The resolution framework requires banks to comply with the ‘minimum requirements of own funds and eligible liabilities’ the so called MREL, in order to be able to absorb losses and restore capital levels so that the entity can continue to perform its critical functions during and after its crisis. Setting MREL is thus an integral part of the resolution planning task. MREL is key to achieving the resolvability of entities.
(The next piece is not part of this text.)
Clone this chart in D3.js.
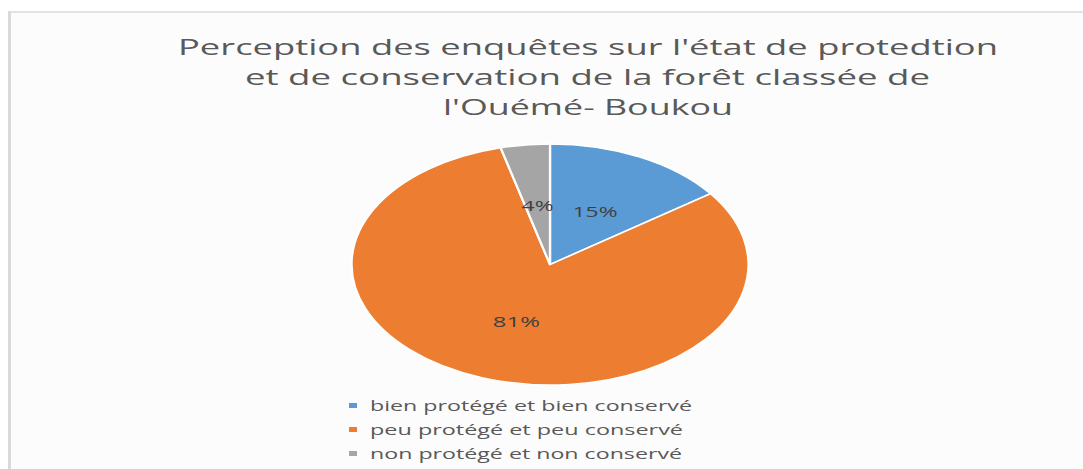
<!DOCTYPE html>
<html>
<head>
<meta charset="utf-8">
<script src="https://cdn.jsdelivr.net/npm/d3@7"></script>
<style>
  html, body { margin: 0; padding: 0; background: #ffffff; }
  svg { display: block; }
</style>
</head>
<body>
<div id="chart"></div>
<script>
// ---- data ----
const categories = [
  "bien protégé et bien conservé",
  "peu protégé et peu conservé",
  "non protégé et non conservé"
];
const values = [15, 81, 4];
const valueLabels = ["15%", "81%", "4%"];
const colors = ["#5B9BD5", "#ED7D31", "#A5A5A5"];
const titleLines = [
  "Perception des enquêtes sur l'état de protedtion",
  "et de conservation de la forêt classée de",
  "l'Ouémé- Boukou"
];

// ---- layout ----
const W = 1083, H = 469;
const sx = 1.647;           // horizontal stretch of the source picture
const cx = 550, cy = 264.5, R = 120.5;

const svg = d3.select("#chart").append("svg")
  .attr("width", W).attr("height", H);

// chart area + frame
svg.append("rect").attr("x", 10).attr("y", 12).attr("width", W - 10).attr("height", H - 12)
  .attr("fill", "#fcfcfc");
svg.append("line").attr("x1", 9.5).attr("x2", 9.5).attr("y1", 11).attr("y2", H)
  .attr("stroke", "#d9d9d9").attr("stroke-width", 3);
svg.append("line").attr("x1", 8).attr("x2", W).attr("y1", 12).attr("y2", 12)
  .attr("stroke", "#d9d9d9").attr("stroke-width", 1.5);

// title
const titleX = [178, 245, 443];
const titleW = [820, 685, 290];
svg.append("g").selectAll("text").data(titleLines).join("text")
  .attr("x", (d, i) => titleX[i])
  .attr("y", (d, i) => 55 + i * 30)
  .attr("textLength", (d, i) => titleW[i])
  .attr("lengthAdjust", "spacingAndGlyphs")
  .attr("font-family", "'Open Sans', sans-serif")
  .attr("font-size", 21)
  .attr("fill", "#595959")
  .text(d => d);

// pie
const pie = d3.pie().sort(null).value(d => d);
const arcs = pie(values);
const arc = d3.arc().innerRadius(0).outerRadius(R);

const pg = svg.append("g").attr("transform", `translate(${cx},${cy}) scale(${sx},1)`);
pg.selectAll("path").data(arcs).join("path")
  .attr("d", arc)
  .attr("fill", (d, i) => colors[i])
  .attr("stroke", "#ffffff")
  .attr("stroke-width", 1.4);

// data labels
const labelW = [45, 47, 32];
svg.append("g").selectAll("text").data(arcs).join("text")
  .attr("x", d => cx + arc.centroid(d)[0] * sx - 0)
  .attr("y", d => cy + arc.centroid(d)[1])
  .attr("text-anchor", "middle")
  .attr("dominant-baseline", "central")
  .attr("textLength", (d, i) => labelW[i])
  .attr("lengthAdjust", "spacingAndGlyphs")
  .attr("font-family", "'Open Sans', sans-serif")
  .attr("font-size", 15)
  .attr("fill", "#404040")
  .text((d, i) => valueLabels[i]);

// legend
const legW = [322, 313, 312];
const lg = svg.append("g");
const rows = lg.selectAll("g").data(categories).join("g")
  .attr("transform", (d, i) => `translate(0,${411 + i * 24})`);
rows.append("rect")
  .attr("x", 349).attr("y", -8).attr("width", 8).attr("height", 5)
  .attr("fill", (d, i) => colors[i]);
rows.append("text")
  .attr("x", 370).attr("y", 0)
  .attr("textLength", (d, i) => legW[i])
  .attr("lengthAdjust", "spacingAndGlyphs")
  .attr("font-family", "'Open Sans', sans-serif")
  .attr("font-size", 15)
  .attr("fill", "#595959")
  .text(d => d);
</script>
</body>
</html>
The SRB has taken a proportionate, multi-year approach to MREL setting. In 2017 we are setting binding MREL targets for the largest and most complex groups under our remit on a consolidated level, and we will continue to enhance our MREL policy in 2018, in line with the rules set out in the SRM Regulation and the Commission’s Delegated Regulation on MREL. In 2018, for those banks for which binding targets have already been set at consolidated level, the SRB will determine targets at individual level. For other banks, we will set binding MREL targets at consolidated level. The approach being taken ensures that banks are able to manage the transition to meeting MREL requirements without significant impact on financial stability or the real economy.
By the latest in 2020, our resolution plans will comprise binding targets for MREL at consolidated and solo level and – another important aspect – they will reflect our findings about the removal of impediments to resolution.
Let me conclude with this thought: Since the start of the financial crisis in 2008/9 a lot has happened. But there is clearly still much to do. Although bank resolution is still a rather new concept, we can affirm that today banks are in by far better shape now than they were ten years ago. Banks are sounder, safer and less leveraged today. And we as authorities have the tools at hand to resolve a bank in case of failure. This means that the European financial system is more resilient to economic shocks today.
A lot has been achieved but the Banking Union has not delivered on all of its promises, yet. We cannot yet declare mission accomplished, in part because the framework is young and in part because it is incomplete; we are still awaiting MREL to be built up and the third pillar of the Banking Union – EDIS - to be established, just to mention two aspects. Overall, however, the journey that began only three years ago has progressed fast.
Let me stress this: if failure is unavoidable then it is essential to be well prepared with a forward-looking mind-set to avoid the potential negative impact of a bank failure on the economy and on financial stability.
Thank you very much for the opportunity to speak to you today. I will try to respond to the questions you may have.
If your questions refer to the implementation of the decision, I will leave them to Mr. Ponce for his future hearing.